• Records with drawing code:
☆ ☆ ☆

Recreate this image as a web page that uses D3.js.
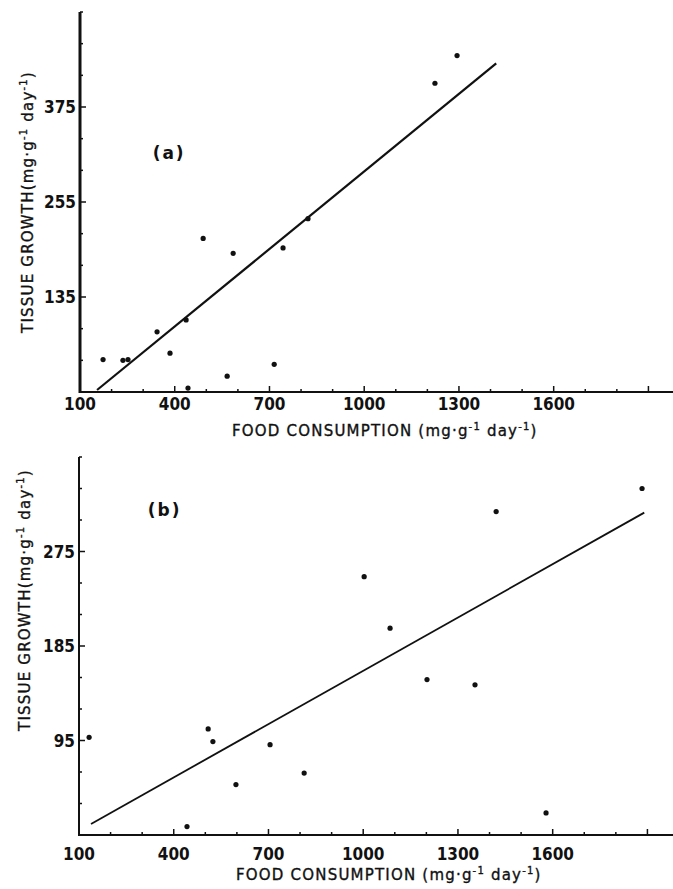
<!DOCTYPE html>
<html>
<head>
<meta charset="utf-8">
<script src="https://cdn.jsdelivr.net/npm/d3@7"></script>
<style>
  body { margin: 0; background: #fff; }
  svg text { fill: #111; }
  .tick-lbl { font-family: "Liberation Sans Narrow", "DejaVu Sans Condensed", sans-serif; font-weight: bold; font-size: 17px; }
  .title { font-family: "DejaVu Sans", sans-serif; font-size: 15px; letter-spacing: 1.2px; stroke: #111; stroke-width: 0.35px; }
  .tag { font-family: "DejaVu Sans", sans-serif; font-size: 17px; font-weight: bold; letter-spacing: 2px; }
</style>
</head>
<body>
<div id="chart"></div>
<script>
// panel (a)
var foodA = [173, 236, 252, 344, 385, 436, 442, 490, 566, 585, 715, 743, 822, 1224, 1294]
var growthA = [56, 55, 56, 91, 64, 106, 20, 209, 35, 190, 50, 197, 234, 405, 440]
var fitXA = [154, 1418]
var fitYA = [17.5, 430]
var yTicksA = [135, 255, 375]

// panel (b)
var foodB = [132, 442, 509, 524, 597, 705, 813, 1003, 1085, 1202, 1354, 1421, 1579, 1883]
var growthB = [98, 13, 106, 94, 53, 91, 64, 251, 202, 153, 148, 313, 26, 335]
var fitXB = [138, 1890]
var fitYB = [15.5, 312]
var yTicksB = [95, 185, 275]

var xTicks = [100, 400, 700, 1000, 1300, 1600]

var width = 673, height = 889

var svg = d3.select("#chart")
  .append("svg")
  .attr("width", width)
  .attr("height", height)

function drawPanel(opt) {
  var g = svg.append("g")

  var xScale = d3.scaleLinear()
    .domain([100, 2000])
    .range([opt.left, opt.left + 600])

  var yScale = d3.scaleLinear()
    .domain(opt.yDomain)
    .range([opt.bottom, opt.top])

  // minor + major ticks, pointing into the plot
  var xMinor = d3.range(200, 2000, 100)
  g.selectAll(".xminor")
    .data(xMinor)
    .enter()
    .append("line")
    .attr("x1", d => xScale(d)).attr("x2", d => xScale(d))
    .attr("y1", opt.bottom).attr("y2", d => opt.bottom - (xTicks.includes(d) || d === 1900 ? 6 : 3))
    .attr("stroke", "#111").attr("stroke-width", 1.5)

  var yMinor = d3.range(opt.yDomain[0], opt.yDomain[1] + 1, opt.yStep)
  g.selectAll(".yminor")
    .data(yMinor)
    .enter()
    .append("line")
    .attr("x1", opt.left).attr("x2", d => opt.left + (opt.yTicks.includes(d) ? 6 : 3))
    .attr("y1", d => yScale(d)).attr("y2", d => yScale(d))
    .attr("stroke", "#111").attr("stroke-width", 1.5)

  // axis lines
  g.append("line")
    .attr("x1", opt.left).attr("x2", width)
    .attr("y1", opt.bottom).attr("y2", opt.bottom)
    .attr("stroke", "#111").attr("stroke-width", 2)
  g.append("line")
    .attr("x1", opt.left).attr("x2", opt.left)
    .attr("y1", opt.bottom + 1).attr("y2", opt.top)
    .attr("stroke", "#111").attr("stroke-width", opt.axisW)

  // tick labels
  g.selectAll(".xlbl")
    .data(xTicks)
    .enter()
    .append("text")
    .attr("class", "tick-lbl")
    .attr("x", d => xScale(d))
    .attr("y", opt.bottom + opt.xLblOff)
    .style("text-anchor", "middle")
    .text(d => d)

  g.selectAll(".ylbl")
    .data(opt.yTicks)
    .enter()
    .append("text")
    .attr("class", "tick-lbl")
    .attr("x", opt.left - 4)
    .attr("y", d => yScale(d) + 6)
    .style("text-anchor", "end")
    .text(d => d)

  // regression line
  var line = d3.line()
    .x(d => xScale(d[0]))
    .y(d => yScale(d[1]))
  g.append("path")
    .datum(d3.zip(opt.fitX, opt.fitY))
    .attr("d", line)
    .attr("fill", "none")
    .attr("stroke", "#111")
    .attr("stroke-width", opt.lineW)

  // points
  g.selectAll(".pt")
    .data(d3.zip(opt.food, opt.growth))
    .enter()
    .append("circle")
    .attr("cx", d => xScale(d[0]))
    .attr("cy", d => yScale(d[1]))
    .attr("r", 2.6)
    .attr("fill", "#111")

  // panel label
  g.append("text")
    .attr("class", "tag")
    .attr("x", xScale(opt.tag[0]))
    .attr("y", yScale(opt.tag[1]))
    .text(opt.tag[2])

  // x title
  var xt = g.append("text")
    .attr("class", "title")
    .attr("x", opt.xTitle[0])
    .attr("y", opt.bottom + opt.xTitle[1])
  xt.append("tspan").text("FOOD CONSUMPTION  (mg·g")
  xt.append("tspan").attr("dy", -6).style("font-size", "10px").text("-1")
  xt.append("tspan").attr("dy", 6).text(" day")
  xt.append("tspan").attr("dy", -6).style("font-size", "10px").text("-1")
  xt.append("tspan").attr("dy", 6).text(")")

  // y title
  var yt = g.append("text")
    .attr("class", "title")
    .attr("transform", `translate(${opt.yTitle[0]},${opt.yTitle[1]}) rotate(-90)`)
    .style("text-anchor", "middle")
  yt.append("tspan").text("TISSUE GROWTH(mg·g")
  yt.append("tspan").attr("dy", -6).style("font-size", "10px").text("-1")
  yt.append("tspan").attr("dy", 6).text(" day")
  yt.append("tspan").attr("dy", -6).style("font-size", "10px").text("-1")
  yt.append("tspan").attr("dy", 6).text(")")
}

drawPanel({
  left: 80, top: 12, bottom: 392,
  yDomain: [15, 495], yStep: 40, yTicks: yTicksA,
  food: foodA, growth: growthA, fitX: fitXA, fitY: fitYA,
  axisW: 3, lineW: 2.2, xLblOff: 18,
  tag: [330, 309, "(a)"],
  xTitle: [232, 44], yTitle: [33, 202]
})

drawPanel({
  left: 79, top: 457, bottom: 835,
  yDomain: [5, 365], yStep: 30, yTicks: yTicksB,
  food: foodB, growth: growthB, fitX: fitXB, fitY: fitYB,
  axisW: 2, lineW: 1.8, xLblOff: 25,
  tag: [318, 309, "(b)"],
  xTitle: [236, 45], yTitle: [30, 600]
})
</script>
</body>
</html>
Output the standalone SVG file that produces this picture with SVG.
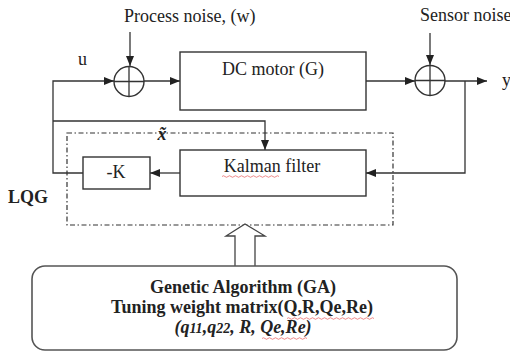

☆ ☆ ☆

• TASK GOAL: Will you set down the records word for word while leaving out every picture?

• WORKED ANSWER:
Recreate this image as a web page that uses D3.js.
<!DOCTYPE html>
<html>
<head>
<meta charset="utf-8">
<script src="https://cdn.jsdelivr.net/npm/d3@7"></script>
<style>
  body { margin: 0; background: #fff; }
  svg text { fill: #111; }
  .tick-lbl { font-family: "Liberation Sans Narrow", "DejaVu Sans Condensed", sans-serif; font-weight: bold; font-size: 17px; }
  .title { font-family: "DejaVu Sans", sans-serif; font-size: 15px; letter-spacing: 1.2px; stroke: #111; stroke-width: 0.35px; }
  .tag { font-family: "DejaVu Sans", sans-serif; font-size: 17px; font-weight: bold; letter-spacing: 2px; }
</style>
</head>
<body>
<div id="chart"></div>
<script>
// panel (a)
var foodA = [173, 236, 252, 344, 385, 436, 442, 490, 566, 585, 715, 743, 822, 1224, 1294]
var growthA = [56, 55, 56, 91, 64, 106, 20, 209, 35, 190, 50, 197, 234, 405, 440]
var fitXA = [154, 1418]
var fitYA = [17.5, 430]
var yTicksA = [135, 255, 375]

// panel (b)
var foodB = [132, 442, 509, 524, 597, 705, 813, 1003, 1085, 1202, 1354, 1421, 1579, 1883]
var growthB = [98, 13, 106, 94, 53, 91, 64, 251, 202, 153, 148, 313, 26, 335]
var fitXB = [138, 1890]
var fitYB = [15.5, 312]
var yTicksB = [95, 185, 275]

var xTicks = [100, 400, 700, 1000, 1300, 1600]

var width = 673, height = 889

var svg = d3.select("#chart")
  .append("svg")
  .attr("width", width)
  .attr("height", height)

function drawPanel(opt) {
  var g = svg.append("g")

  var xScale = d3.scaleLinear()
    .domain([100, 2000])
    .range([opt.left, opt.left + 600])

  var yScale = d3.scaleLinear()
    .domain(opt.yDomain)
    .range([opt.bottom, opt.top])

  // minor + major ticks, pointing into the plot
  var xMinor = d3.range(200, 2000, 100)
  g.selectAll(".xminor")
    .data(xMinor)
    .enter()
    .append("line")
    .attr("x1", d => xScale(d)).attr("x2", d => xScale(d))
    .attr("y1", opt.bottom).attr("y2", d => opt.bottom - (xTicks.includes(d) || d === 1900 ? 6 : 3))
    .attr("stroke", "#111").attr("stroke-width", 1.5)

  var yMinor = d3.range(opt.yDomain[0], opt.yDomain[1] + 1, opt.yStep)
  g.selectAll(".yminor")
    .data(yMinor)
    .enter()
    .append("line")
    .attr("x1", opt.left).attr("x2", d => opt.left + (opt.yTicks.includes(d) ? 6 : 3))
    .attr("y1", d => yScale(d)).attr("y2", d => yScale(d))
    .attr("stroke", "#111").attr("stroke-width", 1.5)

  // axis lines
  g.append("line")
    .attr("x1", opt.left).attr("x2", width)
    .attr("y1", opt.bottom).attr("y2", opt.bottom)
    .attr("stroke", "#111").attr("stroke-width", 2)
  g.append("line")
    .attr("x1", opt.left).attr("x2", opt.left)
    .attr("y1", opt.bottom + 1).attr("y2", opt.top)
    .attr("stroke", "#111").attr("stroke-width", opt.axisW)

  // tick labels
  g.selectAll(".xlbl")
    .data(xTicks)
    .enter()
    .append("text")
    .attr("class", "tick-lbl")
    .attr("x", d => xScale(d))
    .attr("y", opt.bottom + opt.xLblOff)
    .style("text-anchor", "middle")
    .text(d => d)

  g.selectAll(".ylbl")
    .data(opt.yTicks)
    .enter()
    .append("text")
    .attr("class", "tick-lbl")
    .attr("x", opt.left - 4)
    .attr("y", d => yScale(d) + 6)
    .style("text-anchor", "end")
    .text(d => d)

  // regression line
  var line = d3.line()
    .x(d => xScale(d[0]))
    .y(d => yScale(d[1]))
  g.append("path")
    .datum(d3.zip(opt.fitX, opt.fitY))
    .attr("d", line)
    .attr("fill", "none")
    .attr("stroke", "#111")
    .attr("stroke-width", opt.lineW)

  // points
  g.selectAll(".pt")
    .data(d3.zip(opt.food, opt.growth))
    .enter()
    .append("circle")
    .attr("cx", d => xScale(d[0]))
    .attr("cy", d => yScale(d[1]))
    .attr("r", 2.6)
    .attr("fill", "#111")

  // panel label
  g.append("text")
    .attr("class", "tag")
    .attr("x", xScale(opt.tag[0]))
    .attr("y", yScale(opt.tag[1]))
    .text(opt.tag[2])

  // x title
  var xt = g.append("text")
    .attr("class", "title")
    .attr("x", opt.xTitle[0])
    .attr("y", opt.bottom + opt.xTitle[1])
  xt.append("tspan").text("FOOD CONSUMPTION  (mg·g")
  xt.append("tspan").attr("dy", -6).style("font-size", "10px").text("-1")
  xt.append("tspan").attr("dy", 6).text(" day")
  xt.append("tspan").attr("dy", -6).style("font-size", "10px").text("-1")
  xt.append("tspan").attr("dy", 6).text(")")

  // y title
  var yt = g.append("text")
    .attr("class", "title")
    .attr("transform", `translate(${opt.yTitle[0]},${opt.yTitle[1]}) rotate(-90)`)
    .style("text-anchor", "middle")
  yt.append("tspan").text("TISSUE GROWTH(mg·g")
  yt.append("tspan").attr("dy", -6).style("font-size", "10px").text("-1")
  yt.append("tspan").attr("dy", 6).text(" day")
  yt.append("tspan").attr("dy", -6).style("font-size", "10px").text("-1")
  yt.append("tspan").attr("dy", 6).text(")")
}

drawPanel({
  left: 80, top: 12, bottom: 392,
  yDomain: [15, 495], yStep: 40, yTicks: yTicksA,
  food: foodA, growth: growthA, fitX: fitXA, fitY: fitYA,
  axisW: 3, lineW: 2.2, xLblOff: 18,
  tag: [330, 309, "(a)"],
  xTitle: [232, 44], yTitle: [33, 202]
})

drawPanel({
  left: 79, top: 457, bottom: 835,
  yDomain: [5, 365], yStep: 30, yTicks: yTicksB,
  food: foodB, growth: growthB, fitX: fitXB, fitY: fitYB,
  axisW: 2, lineW: 1.8, xLblOff: 25,
  tag: [318, 309, "(b)"],
  xTitle: [236, 45], yTitle: [30, 600]
})
</script>
</body>
</html>
Output the standalone SVG file that produces this picture with SVG.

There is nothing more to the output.